The Door was to be my introduction to Szabó, who, as I was to learn, is to Hungary what Margaret Atwood is to Canada. Sitting there, though, clutching that particular copy of The Door, in the aptly named Litea: Literature & Tea Bookshop in Buda’s Castle District, I was a few months away from realising how significant Szabó’s work is. Hungary celebrated Szabó’s 100th birth anniversary on October 5, 2017. A momentous day, the lady in the store assured me.

That precise moment, though, the hot September sun had thoroughly exhausted me. Fortunately I was in a lovely cross between a bookstore and a tea house, which meant that as the proprietress set about getting my order of tea and cake ready, I had a chance to reflect on a long, but eventful day exploring Budapest on a trip that was entirely unplanned.

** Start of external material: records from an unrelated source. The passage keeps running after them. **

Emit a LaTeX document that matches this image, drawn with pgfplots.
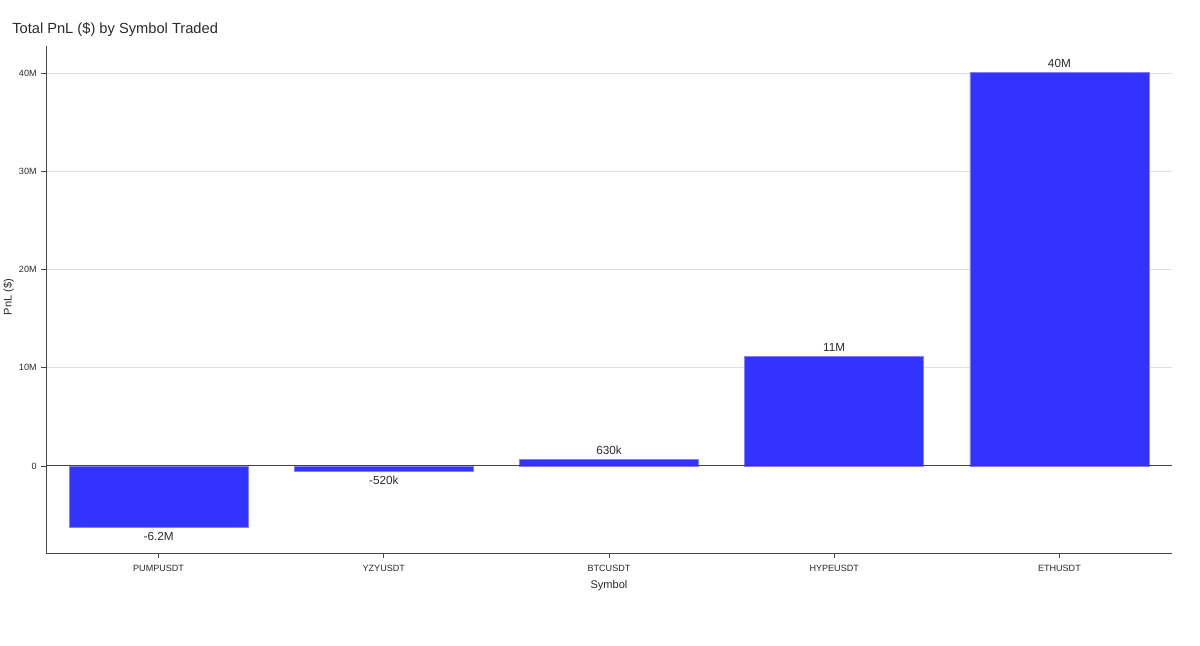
\documentclass[border=0pt]{standalone}
\usepackage{pgfplots}
\pgfplotsset{compat=1.18}
\usepackage{fontspec}
\setmainfont{Liberation Sans}
\definecolor{barblue}{RGB}{51,51,255}
\definecolor{baredge}{RGB}{130,130,255}
\definecolor{txt}{RGB}{42,42,42}
\definecolor{axc}{RGB}{68,68,68}
\begin{document}
\begin{tikzpicture}
\path[use as bounding box] (0pt,0pt) rectangle (900pt,484.5pt);
\node[anchor=base west, inner sep=0pt, font=\fontsize{11}{13}\selectfont, text=txt] at (9pt,459pt) {Total PnL (\$) by Symbol Traded};
\begin{axis}[
  at={(34.5pt,69.75pt)}, anchor=south west,
  width=844.5pt, height=380.25pt, scale only axis,
  xmin=-0.5, xmax=4.5, ymin=-8.86, ymax=42.75,
  axis x line*=bottom, axis y line*=left,
  axis line style={axc, line width=0.7pt},
  xtick={0,1,2,3,4},
  xticklabels={PUMPUSDT,YZYUSDT,BTCUSDT,HYPEUSDT,ETHUSDT},
  ytick={0,10,20,30,40},
  yticklabels={0,10M,20M,30M,40M},
  tick align=outside, major tick length=3.5pt,
  tick style={axc, line width=0.6pt},
  ticklabel style={font=\fontsize{6.8}{8}\selectfont, text=txt},
  xticklabel style={yshift=-2pt},
  ymajorgrids, grid style={color=black!13, line width=0.7pt},
  ybar, bar width=134.25pt, bar shift=0pt,
  nodes near coords={\pgfplotspointmeta},
  point meta=explicit symbolic,
  every node near coord/.append style={font=\fontsize{8.8}{11}\selectfont, text=txt},
  clip=false,
]
\addplot[fill=barblue, draw=baredge, line width=0.5pt, bar shift=0pt,
  every node near coord/.append style={anchor=north}] coordinates {
  (0,-6.24) [-6.2M]
  (1,-0.52) [-520k]
};
\addplot[fill=barblue, draw=baredge, line width=0.5pt, bar shift=0pt] coordinates {
  (2,0.63) [630k]
  (3,11.17) [11M]
  (4,40.1) [40M]
};
\draw[axc, line width=0.7pt] (axis cs:-0.5,0) -- (axis cs:4.5,0);
\end{axis}
\node[rotate=90, font=\fontsize{8.3}{10}\selectfont, text=txt] at (6.5pt,261.75pt) {PnL (\$)};
\node[font=\fontsize{8.3}{10}\selectfont, text=txt] at (456.75pt,45pt) {Symbol};
\end{tikzpicture}
\end{document}
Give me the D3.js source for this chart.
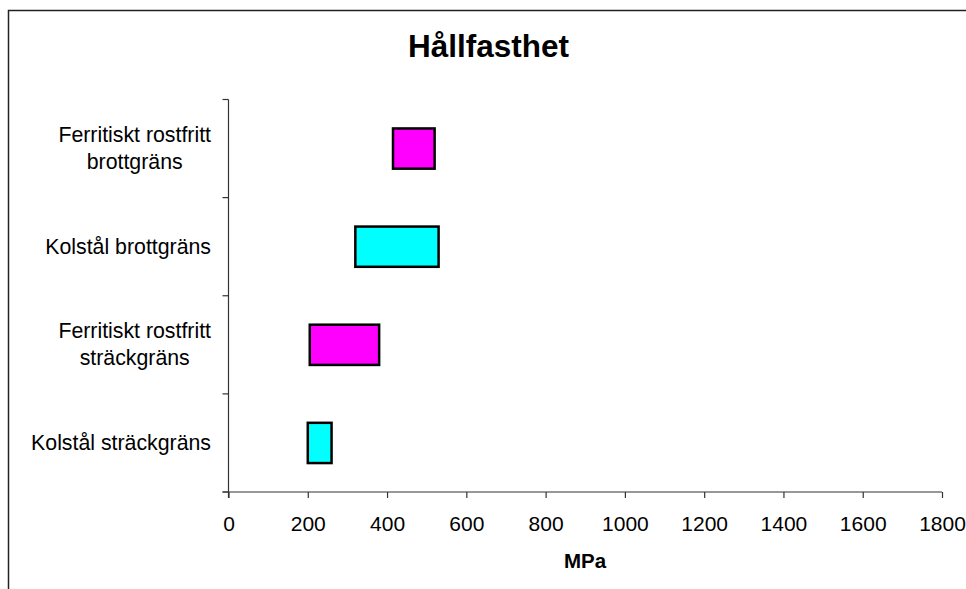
<!DOCTYPE html>
<html>
<head>
<meta charset="utf-8">
<script src="https://cdn.jsdelivr.net/npm/d3@7"></script>
<style>
  html, body { margin: 0; padding: 0; background: #fff; overflow: hidden; }
  svg { display: block; font-family: Arial, "Liberation Sans", sans-serif; }
</style>
</head>
<body>
<svg id="chart" width="966" height="589"></svg>
<script>
// Data (bottom to top)
const categories = [
  ["Kolstål sträckgräns"],
  ["Ferritiskt rostfritt", "sträckgräns"],
  ["Kolstål brottgräns"],
  ["Ferritiskt rostfritt", "brottgräns"]
];
const lowValues = [200, 205, 320, 415];
const highValues = [260, 380, 530, 520];
const barColors = ["#00FFFF", "#FF00FF", "#00FFFF", "#FF00FF"];
const xTicks = [0, 200, 400, 600, 800, 1000, 1200, 1400, 1600, 1800];

const svg = d3.select("#chart");

// outer frame (right and bottom edges fall outside the picture)
svg.append("rect")
  .attr("x", 8.5).attr("y", 10.5)
  .attr("width", 1000).attr("height", 1000)
  .attr("fill", "#fff")
  .attr("stroke", "#222")
  .attr("stroke-width", 1.5);

const plotLeft = 228.5, plotRight = 942, plotTop = 99.5, plotBottom = 492;

const x = d3.scaleLinear().domain([0, 1800]).range([plotLeft, plotRight]);
const y = d3.scaleBand()
  .domain(categories.map((d, i) => i))
  .range([plotBottom, plotTop])
  .paddingInner(0.59)
  .paddingOuter(0.295);

const step = y.step();

// bars
svg.selectAll("rect.bar")
  .data(categories)
  .enter()
  .append("rect")
  .attr("class", "bar")
  .attr("x", (d, i) => x(lowValues[i]))
  .attr("y", (d, i) => y(i))
  .attr("width", (d, i) => x(highValues[i]) - x(lowValues[i]))
  .attr("height", y.bandwidth())
  .attr("fill", (d, i) => barColors[i])
  .attr("stroke", "#000")
  .attr("stroke-width", 2.5);

// y axis line and ticks at category boundaries
const axisColor = "#333";
svg.append("line")
  .attr("x1", plotLeft).attr("x2", plotLeft)
  .attr("y1", plotTop).attr("y2", plotBottom + 6)
  .attr("stroke", axisColor).attr("stroke-width", 1.2);

const boundaries = d3.range(categories.length + 1).map(i => plotBottom - i * step);
svg.selectAll("line.ytick")
  .data(boundaries)
  .enter()
  .append("line")
  .attr("class", "ytick")
  .attr("x1", plotLeft - 6).attr("x2", plotLeft)
  .attr("y1", d => d).attr("y2", d => d)
  .attr("stroke", axisColor).attr("stroke-width", 1.2);

// x axis
const xAxis = d3.axisBottom(x)
  .tickValues(xTicks)
  .tickFormat(d3.format("d"))
  .tickSize(6)
  .tickSizeOuter(0)
  .tickPadding(18);

const gx = svg.append("g")
  .attr("transform", `translate(0,${plotBottom})`)
  .call(xAxis);
gx.select(".domain").attr("stroke", axisColor).attr("stroke-width", 1.2)
  .attr("d", `M${plotLeft - 6},0H${plotRight}`);
gx.selectAll(".tick line").attr("stroke", axisColor).attr("stroke-width", 1.2);
gx.selectAll(".tick text")
  .attr("font-size", 21)
  .attr("fill", "#000")
  .attr("font-family", "Arial, 'Liberation Sans', sans-serif");

// category labels
const labelRight = 211;
const lineH = 26.7;
categories.forEach((lines, i) => {
  const cy = y(i) + y.bandwidth() / 2;
  const g = svg.append("text")
    .attr("font-size", 21.3)
    .attr("fill", "#000")
    .attr("text-anchor", "middle");
  const tspans = lines.map((t, k) => g.append("tspan")
    .attr("y", cy + 7 - (lines.length - 1) * lineH / 2 + k * lineH)
    .text(t));
  const maxW = d3.max(tspans, s => s.node().getComputedTextLength());
  tspans.forEach(s => s.attr("x", labelRight - maxW / 2));
});

// title
svg.append("text")
  .attr("x", 488.5).attr("y", 57)
  .attr("text-anchor", "middle")
  .attr("font-size", 31.5)
  .attr("font-weight", "bold")
  .text("Hållfasthet");

// x axis title
svg.append("text")
  .attr("x", 585).attr("y", 568)
  .attr("text-anchor", "middle")
  .attr("font-size", 20.5)
  .attr("font-weight", "bold")
  .text("MPa");
</script>
</body>
</html>
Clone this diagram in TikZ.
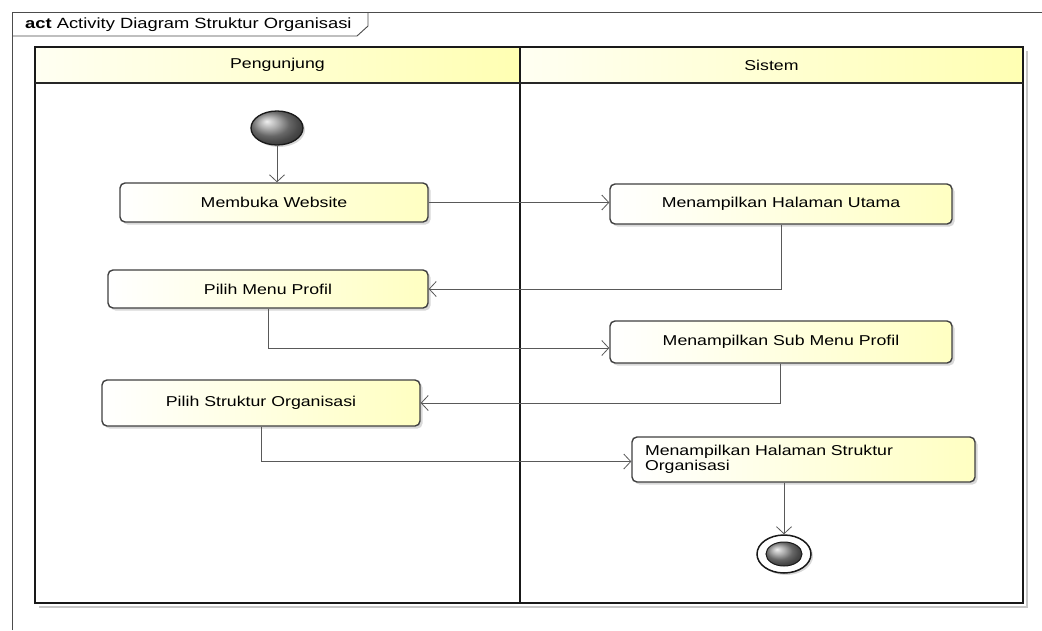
\documentclass[tikz,border=0pt]{standalone}
\usepackage{fontspec}
\setmainfont{Liberation Sans}[FakeStretch=1.24]
\usetikzlibrary{arrows.meta,shapes.geometric,shadows,calc}
\begin{document}
\begin{tikzpicture}[x=1pt,y=-1pt,
  txt/.style={font=\fontsize{14.3}{15.5}\selectfont},
  action/.style={txt, draw=black!75, line width=1.4pt, rounded corners=5pt,
    left color=white, right color=yellow!24,
    drop shadow={shadow xshift=2.5pt,shadow yshift=-2.5pt,fill=black!30,opacity=0.5},
    align=center, inner sep=0pt},
  header/.style={txt, draw=black!85, line width=1.6pt, left color=yellow!5, right color=yellow!30, inner sep=0pt},
  lane/.style={draw=black!90, line width=2.4pt},
  laneshadow/.style={draw=black!22, line width=2pt},
  flow/.style={draw=black!65, line width=0.8pt, -{Straight Barb[length=7pt,width=15pt]}},
  startnode/.style={ellipse, draw=black!90, line width=1.3pt, shading=ball, ball color=gray!85,
    minimum width=52pt, minimum height=34pt, inner sep=0pt,
    drop shadow={shadow xshift=2pt,shadow yshift=-2pt,fill=black!30,opacity=0.5}},
  endouter/.style={ellipse, draw=black!90, line width=1.5pt, fill=white,
    minimum width=54pt, minimum height=38pt, inner sep=0pt,
    drop shadow={shadow xshift=2pt,shadow yshift=-2pt,fill=black!30,opacity=0.5}},
  endinner/.style={ellipse, draw=black!90, line width=1pt, shading=ball, ball color=gray!85,
    minimum width=36pt, minimum height=24pt, inner sep=0pt},
  framepen/.style={draw=black!70, line width=0.9pt}
]
\useasboundingbox (0,0) rectangle (1042,630);
\fill[white] (0,0) rectangle (1042,630);

% outer frame and tab
\draw[framepen] (12,630) -- (12,12) -- (1042,12);
\draw[framepen] (12,36) -- (357,36) -- (368,26) -- (368,12);
\node[font=\fontsize{14.8}{16}\selectfont, anchor=west, inner sep=0pt] (title) at (25,24.5) {\textbf{act} Activity Diagram Struktur Organisasi};

% swimlanes
\draw[laneshadow] (1027,51) -- (1027,607) -- (39,607);
\node[header, minimum width=485pt, minimum height=36pt] (hP) at (277.5,65) {Pengunjung};
\node[header, minimum width=503pt, minimum height=36pt] (hS) at (771.5,65) {Sistem};
\draw[lane] (35,47) rectangle (1023,603);
\draw[lane] (520,47) -- (520,603);
\draw[draw=black!85, line width=1.6pt] (35,83) -- (1023,83);

% nodes
\node[startnode] (start) at (277,128) {};
\node[action, minimum width=308pt, minimum height=39pt] (memb) at (274,202.5) {Membuka Website};
\node[action, minimum width=342pt, minimum height=40pt] (utama) at (781,204) {Menampilkan Halaman Utama};
\node[action, minimum width=320pt, minimum height=38pt] (menu) at (268,289) {Pilih Menu Profil};
\node[action, minimum width=342pt, minimum height=42pt] (sub) at (781,342) {Menampilkan Sub Menu Profil};
\node[action, minimum width=318pt, minimum height=46pt] (struk) at (261,403) {Pilih Struktur Organisasi};
\node[action, text width=317pt, inner xsep=13pt, minimum height=45pt, align=left] (hs) at (803.5,459.5) {Menampilkan Halaman Struktur\\Organisasi};
\node[endouter] (endn) at (784,554) {};
\node[endinner] (endi) at (endn.center) {};

% flows
\draw[flow] (start) -- (start |- memb.north);
\draw[flow] (memb.east) -- (utama.west |- memb.east);
\draw[flow] (utama.south) |- (menu.east);
\draw[flow] (menu.south) |- ([yshift=-6pt]sub.west);
\draw[flow] ([xshift=-1pt]sub.south) |- (struk.east);
\draw[flow] (struk.south) |- ([yshift=-2pt]hs.west);
\draw[flow] (endn |- hs.south) -- (endn.north);
\end{tikzpicture}
\end{document}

That morning, I had left my hotel and boarded a quaint underground train hurtling towards Kálvin Square, which is a short walk away from Budapest’s Great Central Market Hall. Had I known just how great the Great Central Market Hall—Budapest’s oldest and largest indoor market—is, I might have prepared myself better. Perhaps with more comfortable shoes and a full stomach to deal with the walking that awaited me. But since it was a little late for regret, I had no choice but to walk through those double doors into the seemingly endless aisles.